> **What to produce**
Nothing but the lines from the line that contains "Output the LaTeX" through the line that contains "(15,-488.5) rectangle (575,-490);" should appear in the output, each reproduced exactly.

> **Material provided**
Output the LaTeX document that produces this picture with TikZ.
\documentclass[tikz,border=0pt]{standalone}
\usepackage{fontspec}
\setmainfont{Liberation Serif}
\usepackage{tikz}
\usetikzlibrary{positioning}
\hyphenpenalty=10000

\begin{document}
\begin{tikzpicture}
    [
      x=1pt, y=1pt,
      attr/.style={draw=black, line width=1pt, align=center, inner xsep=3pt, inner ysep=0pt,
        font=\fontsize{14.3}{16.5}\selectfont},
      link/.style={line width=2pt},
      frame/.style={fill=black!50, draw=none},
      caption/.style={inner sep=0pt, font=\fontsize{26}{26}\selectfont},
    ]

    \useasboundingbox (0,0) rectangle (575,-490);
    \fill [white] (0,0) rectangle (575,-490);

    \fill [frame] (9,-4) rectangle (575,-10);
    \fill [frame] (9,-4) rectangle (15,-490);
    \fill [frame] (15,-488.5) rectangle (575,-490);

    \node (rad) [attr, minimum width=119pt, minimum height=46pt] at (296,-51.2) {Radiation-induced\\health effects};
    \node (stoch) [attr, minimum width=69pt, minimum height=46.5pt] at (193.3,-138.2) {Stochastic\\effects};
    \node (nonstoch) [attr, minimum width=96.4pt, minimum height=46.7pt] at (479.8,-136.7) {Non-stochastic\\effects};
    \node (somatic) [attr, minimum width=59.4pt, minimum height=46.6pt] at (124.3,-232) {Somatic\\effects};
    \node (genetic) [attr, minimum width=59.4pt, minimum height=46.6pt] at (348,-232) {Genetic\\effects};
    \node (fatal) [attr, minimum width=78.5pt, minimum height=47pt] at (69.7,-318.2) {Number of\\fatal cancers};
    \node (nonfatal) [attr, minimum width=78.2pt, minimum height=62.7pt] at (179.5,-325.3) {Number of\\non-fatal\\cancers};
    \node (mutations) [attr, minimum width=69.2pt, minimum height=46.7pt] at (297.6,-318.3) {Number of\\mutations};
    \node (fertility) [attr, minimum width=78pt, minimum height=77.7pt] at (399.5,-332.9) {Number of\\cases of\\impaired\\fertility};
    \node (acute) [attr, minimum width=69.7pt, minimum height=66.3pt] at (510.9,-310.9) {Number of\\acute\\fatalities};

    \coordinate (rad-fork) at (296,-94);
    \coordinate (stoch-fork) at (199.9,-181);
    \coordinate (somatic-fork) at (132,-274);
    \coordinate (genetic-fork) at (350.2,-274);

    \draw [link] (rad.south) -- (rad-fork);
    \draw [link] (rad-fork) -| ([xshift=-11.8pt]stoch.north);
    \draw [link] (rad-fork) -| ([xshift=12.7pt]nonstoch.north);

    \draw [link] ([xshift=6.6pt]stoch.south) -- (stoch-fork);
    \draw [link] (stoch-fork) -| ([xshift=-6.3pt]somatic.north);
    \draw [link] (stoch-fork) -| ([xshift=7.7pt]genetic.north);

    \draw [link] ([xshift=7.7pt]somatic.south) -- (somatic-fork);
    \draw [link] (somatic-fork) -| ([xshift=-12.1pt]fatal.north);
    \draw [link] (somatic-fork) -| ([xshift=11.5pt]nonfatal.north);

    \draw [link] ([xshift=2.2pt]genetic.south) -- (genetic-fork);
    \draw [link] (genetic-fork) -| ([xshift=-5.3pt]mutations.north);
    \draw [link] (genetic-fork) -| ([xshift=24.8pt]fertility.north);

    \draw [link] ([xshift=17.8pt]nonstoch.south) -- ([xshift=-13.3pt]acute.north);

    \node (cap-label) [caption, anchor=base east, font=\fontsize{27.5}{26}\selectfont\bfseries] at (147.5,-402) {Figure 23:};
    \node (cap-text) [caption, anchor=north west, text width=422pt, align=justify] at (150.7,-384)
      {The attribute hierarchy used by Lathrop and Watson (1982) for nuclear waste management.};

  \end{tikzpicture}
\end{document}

--

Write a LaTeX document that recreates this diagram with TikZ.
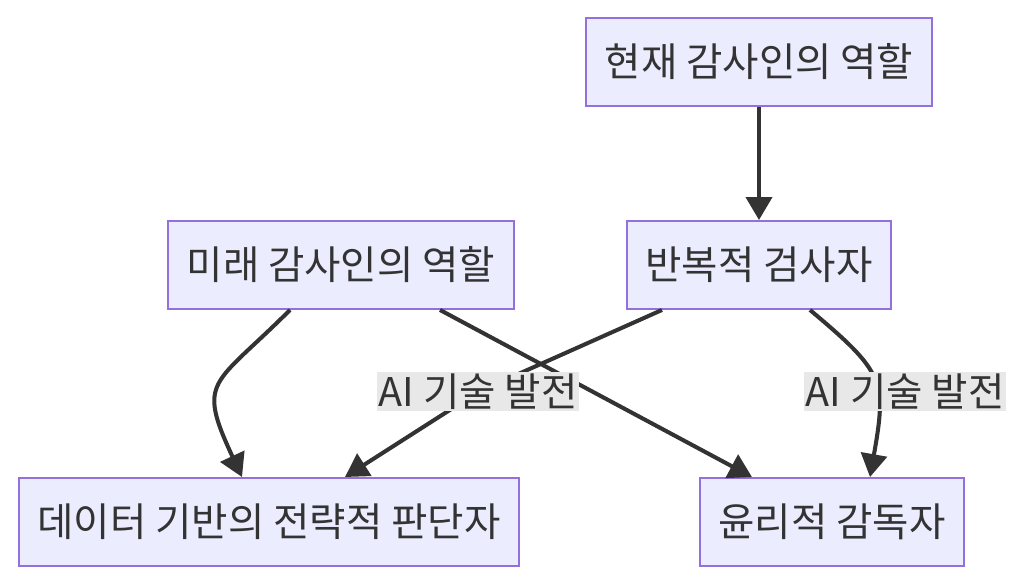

> **Full answer**
Output the LaTeX document that produces this picture with TikZ.
\documentclass[tikz,border=0pt]{standalone}
\usepackage{fontspec}
\setmainfont{Liberation Serif}
\usepackage{tikz}
\usetikzlibrary{positioning}
\hyphenpenalty=10000

\begin{document}
\begin{tikzpicture}
    [
      x=1pt, y=1pt,
      attr/.style={draw=black, line width=1pt, align=center, inner xsep=3pt, inner ysep=0pt,
        font=\fontsize{14.3}{16.5}\selectfont},
      link/.style={line width=2pt},
      frame/.style={fill=black!50, draw=none},
      caption/.style={inner sep=0pt, font=\fontsize{26}{26}\selectfont},
    ]

    \useasboundingbox (0,0) rectangle (575,-490);
    \fill [white] (0,0) rectangle (575,-490);

    \fill [frame] (9,-4) rectangle (575,-10);
    \fill [frame] (9,-4) rectangle (15,-490);
    \fill [frame] (15,-488.5) rectangle (575,-490);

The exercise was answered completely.